I honestly can't be much help here. I have the metabolic rate of a hummingbird on a cocaine bender. If I forget to eat a snack, I lose 5 pounds. From what I have learned in my coaching, and by helping some friends, significant decreases in caloric intake are necessary. DON'T starve yourself to death, but to lose 1 pound a week, you need to cut 500 calories a day, and keep up your current physical output.
My biggest problem is forgetting to eat. If you keep on a schedule, and pre-make meals for the day, you're more likely to stay on top of this, and not find yourself wasting away as you get ready for bed, and not know why.

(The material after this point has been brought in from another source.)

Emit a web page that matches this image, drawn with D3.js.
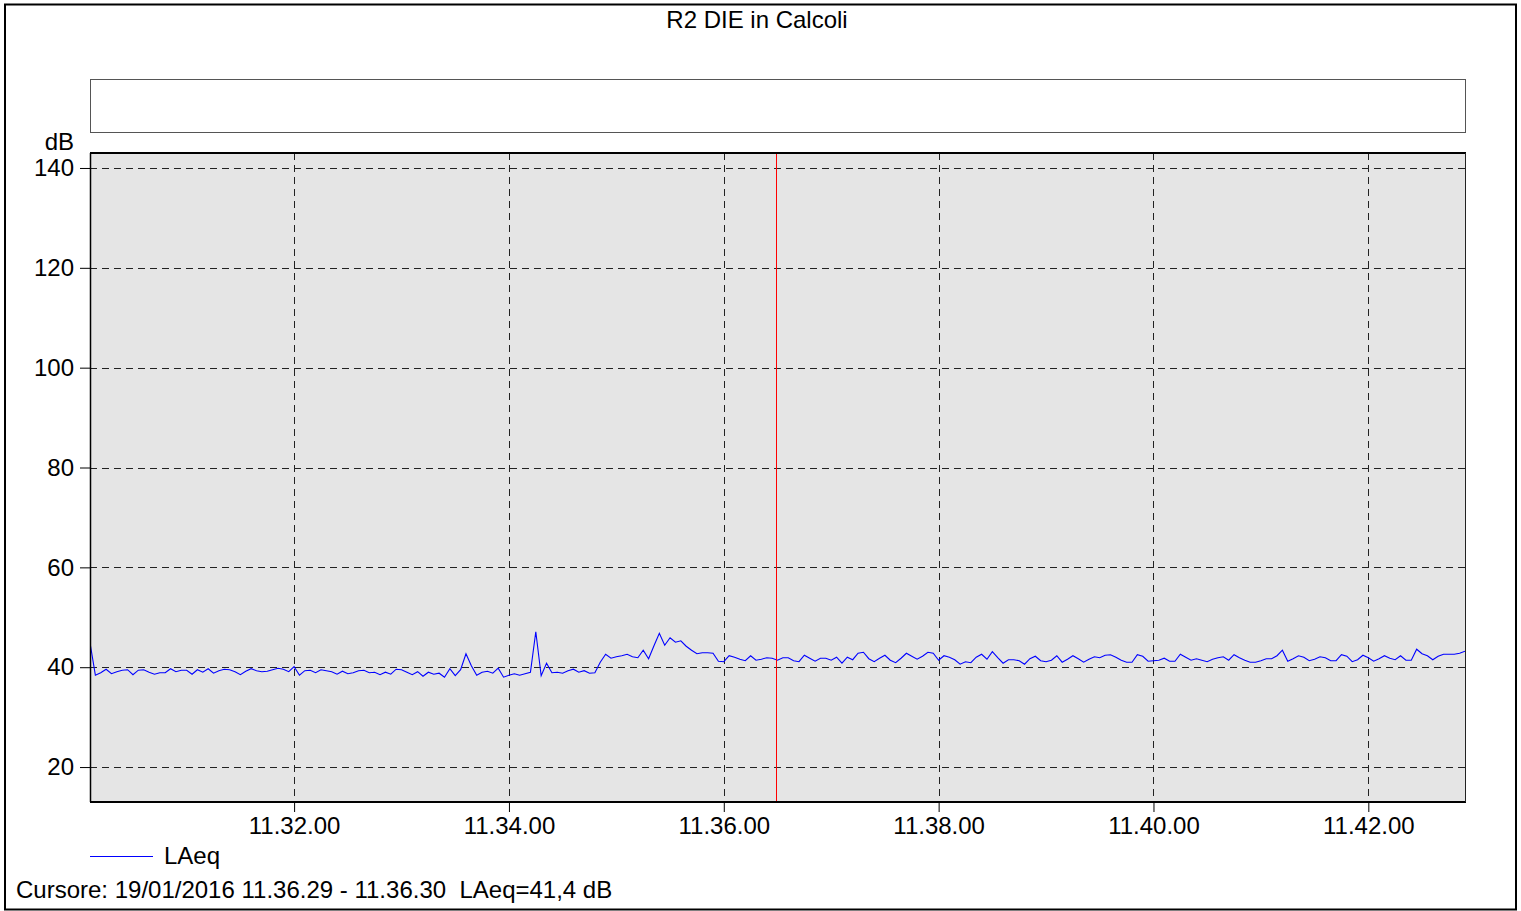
<!DOCTYPE html>
<html>
<head>
<meta charset="utf-8">
<script src="https://cdn.jsdelivr.net/npm/d3@7"></script>
<style>
  html, body { margin: 0; padding: 0; background: #fff; }
  svg { display: block; font-family: "Liberation Sans", Arial, sans-serif; }
  text { white-space: pre; }
</style>
</head>
<body>
<svg id="chart" width="1521" height="911"></svg>
<script>
// ---- data ----
const chartTitle = "R2 DIE in Calcoli";
const seriesName = "LAeq";
const yUnit = "dB";
const startTime = "11:30:06";   // first sample
const stepSeconds = 3;          // sample interval
const endTime = "11:42:54";
const cursorTime = "11:36:29.5";
const cursorText = "Cursore: 19/01/2016 11.36.29 - 11.36.30  LAeq=41,4 dB";
const yTicks = [20, 40, 60, 80, 100, 120, 140];
const xTicks = ["11:32:00", "11:34:00", "11:36:00", "11:38:00", "11:40:00", "11:42:00"];
const yDomain = [13, 143];
const laeq = [
  44.9, 38.4, 38.9, 39.6, 38.7, 39.1, 39.4, 39.5, 38.5, 39.4,
  39.5, 39.0, 38.6, 38.9, 38.9, 39.7, 39.1, 39.4, 39.4, 38.6,
  39.5, 39.0, 39.7, 38.8, 39.3, 39.6, 39.5, 39.1, 38.5, 39.2,
  39.7, 39.3, 39.1, 39.2, 39.5, 39.8, 39.6, 39.1, 40.1, 38.4,
  39.3, 39.4, 38.9, 39.5, 39.3, 39.1, 38.6, 39.2, 38.7, 38.9,
  39.3, 39.4, 38.9, 39.0, 38.5, 39.0, 38.6, 39.6, 39.5, 39.0,
  38.5, 39.1, 38.2, 39.0, 38.6, 38.8, 38.0, 39.7, 38.3, 39.5,
  42.7, 40.3, 38.4, 39.0, 39.2, 38.8, 39.8, 38.0, 38.4, 38.7,
  38.4, 38.7, 39.0, 47.1, 38.3, 40.8, 38.9, 39.0, 38.8, 39.3,
  39.6, 39.0, 39.3, 38.8, 38.9, 41.0, 42.6, 41.8, 42.1, 42.3,
  42.6, 42.1, 41.9, 43.4, 41.7, 44.3, 46.8, 44.4, 45.9, 45.0,
  45.3, 44.2, 43.4, 42.7, 42.9, 42.9, 42.8, 41.2, 41.1, 42.3,
  42.0, 41.6, 41.3, 42.3, 41.4, 41.6, 41.9, 41.8, 41.4, 41.9,
  41.9, 41.3, 41.1, 42.4, 41.8, 41.2, 41.8, 41.8, 41.4, 42.0,
  40.8, 42.0, 41.5, 42.8, 43.0, 41.7, 41.1, 41.8, 42.4, 41.4,
  40.9, 41.8, 42.8, 42.2, 41.6, 42.2, 43.0, 42.8, 41.4, 42.3,
  42.0, 41.5, 40.6, 41.1, 40.9, 42.0, 42.6, 41.6, 43.1, 41.9,
  40.8, 41.5, 41.5, 41.3, 40.6, 41.7, 42.2, 41.3, 41.1, 41.4,
  42.3, 41.0, 41.6, 42.3, 41.7, 41.0, 41.6, 42.1, 41.9, 42.4,
  42.5, 42.0, 41.4, 41.0, 41.0, 42.5, 42.2, 41.2, 41.3, 41.4,
  41.8, 41.2, 41.2, 42.6, 42.0, 41.4, 41.7, 41.4, 41.1, 41.6,
  41.9, 42.1, 41.4, 42.5, 41.9, 41.4, 41.0, 41.0, 41.3, 41.7,
  41.7, 42.3, 43.4, 41.2, 41.7, 42.3, 42.0, 41.3, 41.6, 42.1,
  41.9, 41.3, 41.3, 42.5, 42.2, 41.1, 41.5, 42.4, 41.9, 41.2,
  41.7, 42.3, 41.8, 41.5, 42.3, 41.4, 41.4, 43.6, 42.7, 42.3,
  41.5, 42.2, 42.6, 42.6, 42.6, 42.8, 43.2
];

// ---- build ----
const parseT = d3.timeParse("%H:%M:%S");
const parseTL = d3.timeParse("%H:%M:%S.%L");
const t0 = parseT(startTime);
const points = laeq.map((v, i) => ({ t: new Date(t0.getTime() + i * stepSeconds * 1000), v }));

const svg = d3.select("#chart");
const font = 24;
const ff = "Liberation Sans, Arial, sans-serif";

// outer frame
svg.append("rect").attr("x", 5).attr("y", 4.5).attr("width", 1511).attr("height", 905)
  .attr("fill", "#fff").attr("stroke", "#000").attr("stroke-width", 2);

// title
svg.append("text").attr("x", 757).attr("y", 28).attr("text-anchor", "middle")
  .attr("font-size", font).attr("fill", "#000").text(chartTitle);

const L = 90, R = 1465, T = 153, B = 802;

// empty header box
svg.append("rect").attr("x", L + 0.5).attr("y", 79.5).attr("width", R - L).attr("height", 53)
  .attr("fill", "#fff").attr("stroke", "#555").attr("stroke-width", 1);

const x = d3.scaleTime().domain([t0, parseT(endTime)]).range([L, R]);
const y = d3.scaleLinear().domain(yDomain).range([B, T]);

// plot background
svg.append("rect").attr("x", L).attr("y", T).attr("width", R - L).attr("height", B - T)
  .attr("fill", "#e5e5e5");

// grid
const grid = svg.append("g").attr("stroke", "#222").attr("stroke-width", 1)
  .attr("stroke-dasharray", "7,5").attr("shape-rendering", "crispEdges");
grid.selectAll("line.h").data(yTicks).join("line").attr("class", "h")
  .attr("x1", L).attr("x2", R).attr("y1", d => Math.round(y(d)) + 0.5).attr("y2", d => Math.round(y(d)) + 0.5);
grid.selectAll("line.v").data(xTicks.map(parseT)).join("line").attr("class", "v")
  .attr("y1", T).attr("y2", B).attr("x1", d => Math.round(x(d)) + 0.5).attr("x2", d => Math.round(x(d)) + 0.5);

// axes
const yAxis = d3.axisLeft(y).tickValues(yTicks).tickSize(10).tickPadding(6).tickFormat(d3.format("d"));
const gy = svg.append("g").attr("transform", `translate(${L},0)`).call(yAxis);
gy.select(".domain").remove();
gy.selectAll("text").attr("font-size", font).attr("font-family", ff).attr("fill", "#000");
gy.selectAll("line").attr("stroke", "#000");

const xAxis = d3.axisBottom(x).tickValues(xTicks.map(parseT)).tickSize(10).tickPadding(5)
  .tickFormat(d3.timeFormat("%H.%M.%S"));
const gx = svg.append("g").attr("transform", `translate(0,${B})`).call(xAxis);
gx.select(".domain").remove();
gx.selectAll("text").attr("font-size", font).attr("font-family", ff).attr("fill", "#000");
gx.selectAll("line").attr("stroke", "#000");

// unit
svg.append("text").attr("x", 74).attr("y", 150).attr("text-anchor", "end")
  .attr("font-size", font).attr("fill", "#000").text(yUnit);

// series line
const clipId = "plotclip";
svg.append("clipPath").attr("id", clipId).append("rect")
  .attr("x", L).attr("y", T).attr("width", R - L).attr("height", B - T);
svg.append("path").datum(points)
  .attr("clip-path", `url(#${clipId})`)
  .attr("fill", "none").attr("stroke", "#0000ff").attr("stroke-width", 1.1)
  .attr("d", d3.line().x(d => x(d.t)).y(d => y(d.v)));

// cursor
const cx = Math.round(x(parseTL(cursorTime))) + 0.5;
svg.append("line").attr("x1", cx).attr("x2", cx).attr("y1", T).attr("y2", B)
  .attr("stroke", "#ff0000").attr("stroke-width", 1).attr("shape-rendering", "crispEdges");

// plot border
svg.append("line").attr("x1", L).attr("x2", R + 1).attr("y1", T).attr("y2", T).attr("stroke", "#000").attr("stroke-width", 2);
svg.append("line").attr("x1", L).attr("x2", R + 1).attr("y1", B).attr("y2", B).attr("stroke", "#000").attr("stroke-width", 2);
svg.append("line").attr("x1", L + 0.5).attr("x2", L + 0.5).attr("y1", T).attr("y2", B).attr("stroke", "#000").attr("stroke-width", 1.5);
svg.append("line").attr("x1", R + 0.5).attr("x2", R + 0.5).attr("y1", T).attr("y2", B).attr("stroke", "#222").attr("stroke-width", 1);

// legend
svg.append("line").attr("x1", 90).attr("x2", 153).attr("y1", 856.5).attr("y2", 856.5)
  .attr("stroke", "#0000ff").attr("stroke-width", 1);
svg.append("text").attr("x", 164).attr("y", 864).attr("font-size", font).attr("fill", "#000").text(seriesName);

// cursor readout
svg.append("text").attr("x", 16).attr("y", 898).attr("font-size", font).attr("fill", "#000")
  .attr("xml:space", "preserve").text(cursorText);
</script>
</body>
</html>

Find activities that are fun! To really kick start your body, find an activity that gets your heart rate up (over 140 BPM) that you can do for an hour and stick with it. The first couple of times might be great, but then your body will probably start to protest. This is when you really need to buckle down, and be honest with yourself about your goals, and reasons for exercise, then you'll do what you need to.
How do you promote veganism in your daily life?
I make people aware of what goes into what they eat, how much better they can feel - both morally and physically - by changing their diets, and by just being a successful cyclist. When people see what I can do being plant fueled, they start to think about changing their own habits.
How would you suggest people get involved with what you do?
To quote the most successful cyclist, and probably the best, of all time, Eddy Merckx who said, "Ride your bike, ride your bike, ride your bike!" Ride to the store, to work, to a friend's house, or to your favorite restaurant. If you make it a worthwhile destination, it will be a worthwhile trip.